Day 1: Seattle to Spokane
Driving time/distance: 4 hours and 19 minutes / 279 miles
Unfortunately, we only have 24 hours in a day, so you’ll need to carefully budget your time between stops to stay on course. Leave Seattle early in the day, and you can give about 3 hours to Leavenworth. During that time, you can see the best of the small city by focusing on just the activities I highlighted.
Continue your trip on Interstate-90, and you’ll be in Spokane in about 3 hours. That is if you don’t make a quick pit stop at Moses Lake to admire the waters that beautifully reflect the clear skies.
Spokane and its many attractions and activities will be your final stop for the day.
Where to Stay: The Davenport Grand, Autograph Collection is a beautiful place to stay that’s right in downtown Spokane. (rates start at $209 per night on Booking.com)
Day 2: Spokane to Kalispell
Driving time/distance: 4 hours and 10 minutes / 238 miles
After your beauty sleep in Spokane, you’ll be ready to hit the road and continue your exciting journey. Don’t dread the Seattle to Glacier National Park driving time, as there are plenty of stops along the way to give your feet some much-needed rest.
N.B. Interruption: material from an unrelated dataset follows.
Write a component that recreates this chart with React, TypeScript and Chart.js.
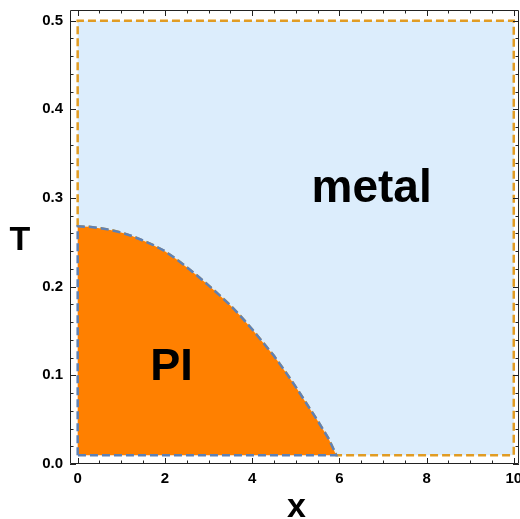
import React, { useEffect, useRef } from "react";
import { Chart, registerables } from "chart.js";

Chart.register(...registerables);

// Phase boundary between PI and metal
const curveX = [0, 0.25, 0.5, 0.75, 1, 1.25, 1.5, 1.75, 2, 2.25, 2.5, 2.75, 3, 3.25, 3.5, 3.75, 4, 4.25, 4.5, 4.75, 5, 5.25, 5.5, 5.75, 5.93];
const curveT = [0.268, 0.2675, 0.266, 0.264, 0.261, 0.257, 0.252, 0.2465, 0.24, 0.2315, 0.222, 0.212, 0.2015, 0.1905, 0.179, 0.166, 0.152, 0.137, 0.122, 0.105, 0.087, 0.068, 0.049, 0.029, 0.01];

// Outer box of the phase diagram
const xLow = 0;
const xHigh = 10;
const tLow = 0.01;
const tHigh = 0.5;

// Axis ranges and ticks
const xMin = -0.176;
const xMax = 10.12;
const tMin = 0;
const tMax = 0.512;
const xMajorTicks = [0, 2, 4, 6, 8, 10];
const tMajorTicks = [0, 0.1, 0.2, 0.3, 0.4, 0.5];

// Region labels (data coordinates)
const regionLabels = [
  { text: "metal", x: 6.74, t: 0.2955, size: 46 },
  { text: "PI", x: 2.15, t: 0.095, size: 45 },
];

const FONT = "'Liberation Sans', Arial, sans-serif";

const curvePts = curveX.map((x, i) => ({ x, y: curveT[i] }));

const piData = [{ x: xLow, y: tLow }, ...curvePts, { x: xLow, y: tLow }];
const metalData = [
  { x: xLow, y: curveT[0] },
  { x: xLow, y: tHigh },
  { x: xHigh, y: tHigh },
  { x: xHigh, y: tLow },
  ...curvePts.slice().reverse(),
];

const framePlugin = {
  id: "frameAndLabels",
  afterDatasetsDraw(chart: any) {
    const { ctx, chartArea, scales } = chart;
    const xs = scales.x;
    const ys = scales.y;
    const { left, right, top, bottom } = chartArea;
    ctx.save();
    ctx.strokeStyle = "#222";
    ctx.lineWidth = 1;
    ctx.beginPath();
    ctx.rect(left + 0.5, top + 0.5, right - left - 1, bottom - top - 1);
    ctx.stroke();
    ctx.beginPath();
    for (let v = 0; v <= 10.001; v += 0.5) {
      const px = Math.round(xs.getPixelForValue(v)) + 0.5;
      const major = Math.abs(v / 2 - Math.round(v / 2)) < 1e-6;
      const len = major ? 6 : 3.5;
      ctx.moveTo(px, bottom);
      ctx.lineTo(px, bottom - len);
      ctx.moveTo(px, top);
      ctx.lineTo(px, top + len);
    }
    for (let i = 0; i <= 25; i++) {
      const v = i * 0.02;
      const py = Math.round(ys.getPixelForValue(v)) + 0.5;
      const major = i % 5 === 0;
      const len = major ? 6 : 3.5;
      ctx.moveTo(left, py);
      ctx.lineTo(left + len, py);
      ctx.moveTo(right, py);
      ctx.lineTo(right - len, py);
    }
    ctx.stroke();

    ctx.fillStyle = "#000";
    ctx.textAlign = "center";
    ctx.textBaseline = "alphabetic";
    for (const l of regionLabels) {
      ctx.font = `bold ${l.size}px ${FONT}`;
      ctx.fillText(l.text, xs.getPixelForValue(l.x), ys.getPixelForValue(l.t));
    }
    ctx.font = `bold 34px ${FONT}`;
    ctx.textBaseline = "middle";
    ctx.fillText("T", 20, (top + bottom) / 2 + 4);
    ctx.textBaseline = "alphabetic";
    ctx.fillText("x", (left + right) / 2 + 2, 517);
    ctx.restore();
  },
};

export default function App() {
  const ref = useRef<HTMLCanvasElement | null>(null);
  useEffect(() => {
    if (!ref.current) return;
    const chart = new Chart(ref.current, {
      type: "scatter",
      data: {
        datasets: [
          {
            label: "PI",
            data: piData,
            showLine: true,
            fill: "shape",
            backgroundColor: "#FF8000",
            borderColor: "#5E81B5",
            borderWidth: 2.5,
            borderDash: [8, 4],
            pointRadius: 0,
            tension: 0,
          } as any,
          {
            label: "metal",
            data: metalData,
            showLine: true,
            fill: "shape",
            backgroundColor: "#DCEDFC",
            borderColor: "#E19C24",
            borderWidth: 2.5,
            borderDash: [8, 4],
            pointRadius: 0,
            tension: 0,
          } as any,
        ],
      },
      options: {
        animation: false,
        responsive: true,
        maintainAspectRatio: false,
        layout: { padding: { top: 10, right: 1, left: 0, bottom: 0 } },
        plugins: {
          legend: { display: false },
          tooltip: { enabled: false },
          filler: { propagate: false },
        },
        scales: {
          x: {
            type: "linear",
            min: xMin,
            max: xMax,
            afterFit: (s: any) => {
              s.height = 55;
              s.paddingLeft = 0;
              s.paddingRight = 0;
            },
            afterBuildTicks: (s: any) => {
              s.ticks = xMajorTicks.map((v) => ({ value: v }));
            },
            ticks: {
              autoSkip: false,
              maxRotation: 0,
              padding: 6,
              color: "#000",
              font: { family: FONT, size: 15, weight: "bold" },
              callback: (v: any) => String(v),
            },
            grid: { display: false, drawTicks: false },
            border: { display: false },
          },
          y: {
            type: "linear",
            min: tMin,
            max: tMax,
            afterFit: (s: any) => {
              s.width = 70;
              s.paddingTop = 0;
              s.paddingBottom = 0;
            },
            afterBuildTicks: (s: any) => {
              s.ticks = tMajorTicks.map((v) => ({ value: v }));
            },
            ticks: {
              autoSkip: false,
              padding: 7,
              color: "#000",
              font: { family: FONT, size: 15, weight: "bold" },
              callback: (v: any) => Number(v).toFixed(1),
            },
            grid: { display: false, drawTicks: false },
            border: { display: false },
          },
        },
      },
      plugins: [framePlugin],
    });
    return () => chart.destroy();
  }, []);
  return (
    <div style={{ position: "absolute", left: 0, top: 0, width: 520, height: 519, background: "#fff" }}>
      <canvas ref={ref} />
    </div>
  );
}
Coeur d’Alene is the first stop and is only 30 minutes from Spokane. The tiny city has splendor you can see most of in just a few hours. This includes its serene lake, along with the hiking trails and thrilling activities it has to offer.
Drive the extra few miles to stop by Liberty Lake on your way between the two towns. It’s an incredible body of water that belongs on your Instagram.
After enjoying your share of fun in Coeur d’Alene, you’re in for a 4-hour drive (205 miles) down I-90. Between the two locations, there are a number of stops perfect for catching a breather, including Higgens Point and Flathead Lake.
Not to mention, the entire drive winds through several streams and lush roadside greenery.
Where to Stay: Glacier International Lodge has a free breakfast buffet along with an indoor pool and waterslide. (rates start at $137 per night on Booking.com)
Day 3: Kalispell to Glacier National Park
Driving time/distance: 44 minutes / 34 miles
While the whole day is reserved for Glacier National Park, I highly recommend a stop in Columbia Falls first. It’s small enough to take just a few hours of the day but has enough on offer that you could spend more. Columbia Falls and Kalispell are just 25 minutes (17 miles) apart.
You’re only 20 minutes from Columbia Falls, one of America’s crown jewels. You’ll then have the rest of the day to explore Glacier to your heart’s content.
Where to Stay: While the park itself doesn’t have dedicated accommodation, you can enjoy a stay at the minimalist Wonderstone at Glacier in nearby Columbia Falls. (rates start at $84 per night on Booking.com)
You’ll love enjoying the best of Washington, Idaho, and Montana on this fantastic Seattle to Glacier National Park road trip.